In a speech to the U.N. Security Council Thursday, a day after this country commemorated the one-year anniversary of the terrorist attacks in New York City, Washington, D.C., and western Pennsylvania, President George W. Bush made it clear that, if need be, he will wage a unilateral war against Iraq to ensure that Saddam no longer poses a threat to the world at large and the United States in particular.
However, in a conciliatory gesture designed to show that warmongering isn't the cornerstone of his administration's foreign policy, Bush called for a U.N. resolution that would give Baghdad a deadline to unconditionally allow weapons inspectors back into Iraq or face military action.
Secretary of State Colin Powell -- he has refused to jump on the attack-Iraq-now bandwagon being driven by Vice President Dick Cheney and Secretary of Defense Donald Rumsfeld -- is meeting with representatives of various nations to draw up the resolution. If the resolution is adopted, it would signal to Saddam that his continued intransigence could be hazardous to his health.

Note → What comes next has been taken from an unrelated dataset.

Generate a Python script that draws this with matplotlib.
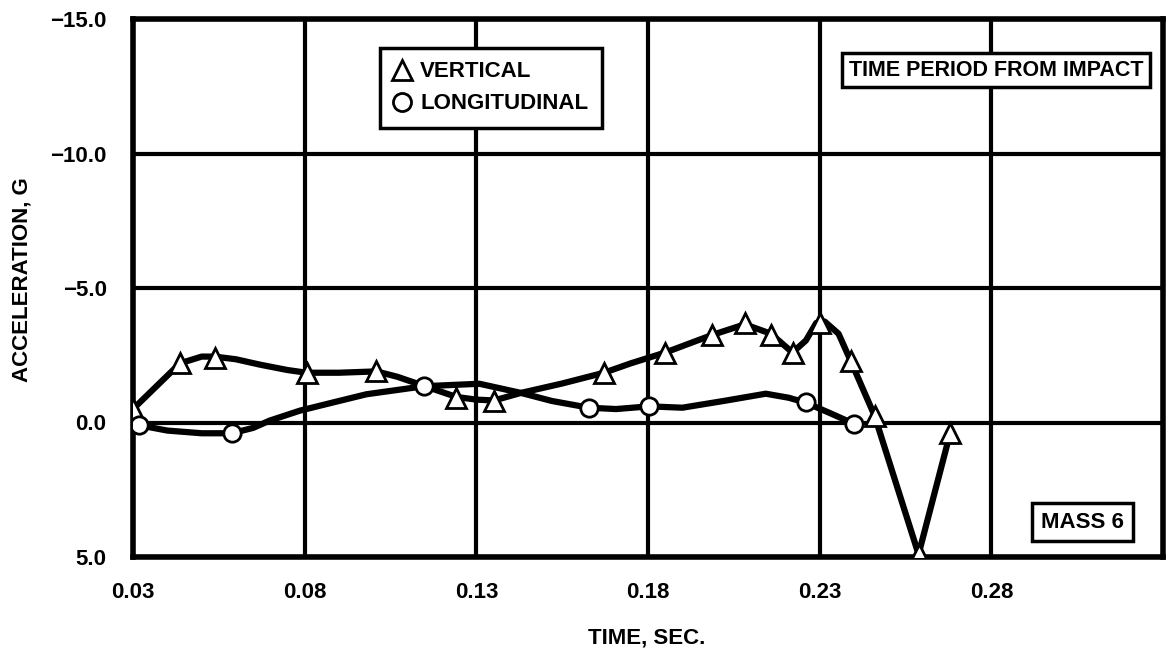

Bush hit just the right note in his speech. He laid out his justification for labeling Saddam the greatest threat to world peace and security and said that Iraq's military might and its push to develop weapons of "mass murder" must be viewed with alarm. The president also made it clear to the Security Council that inaction was tantamount to giving Saddam the green light to attack not only his neighbors, but the United States.
Decade of defiance
"Iraq has answered a decade of U.N. demands with a decade of defiance," Bush said. "All the world now faces a test ... and the United Nations, a difficult and defining moment. Are Security Council resolutions to be honored and enforced ... or cast aside without consequence? Will the United Nations serve the purpose of its founding ... or will it be irrelevant?"
Those questions form the basis of the Bush administration's policy on Iraq. For months, the president has warned that Saddam has been shopping for equipment and material that would enable his country to build nuclear weapons. On Thursday, he provided some of the proof of the military strongman's nuclear weapons program.
What Bush must now do is present the evidence and any other information pertaining to Iraq's weapons of mass destruction to the American people. While the president continues to receive high marks for the way he is handling the war on global terrorism, skepticism abounds with regard to his contention that the United States is justified in launching a unilateral attack on Iraq.
If America is forced to go it alone, the president has a responsibility to not only justify the action, but to be candid about the dangers inherent in such a campaign. He must also clearly articulate his doctrine of "regime change," explaining, for example, why Saddam deserves to be toppled by the United States, but the leader of China, which already has nuclear weapons, is given a bye. Or, why the leaders of Iran and North Korea, both of which form Bush's "axis of evil," aren't being targeted.
Finally, the American people have a right to know what the Pentagon estimates will be the loss of lives in such a war and how stability will be guaranteed after Saddam is toppled.
The Bush administration should view the president's appearance before the U.N. Security Council as the first step in consensus building. It would be a grave mistake for Bush to take the advise of those within his administration who are spoiling for a fight now.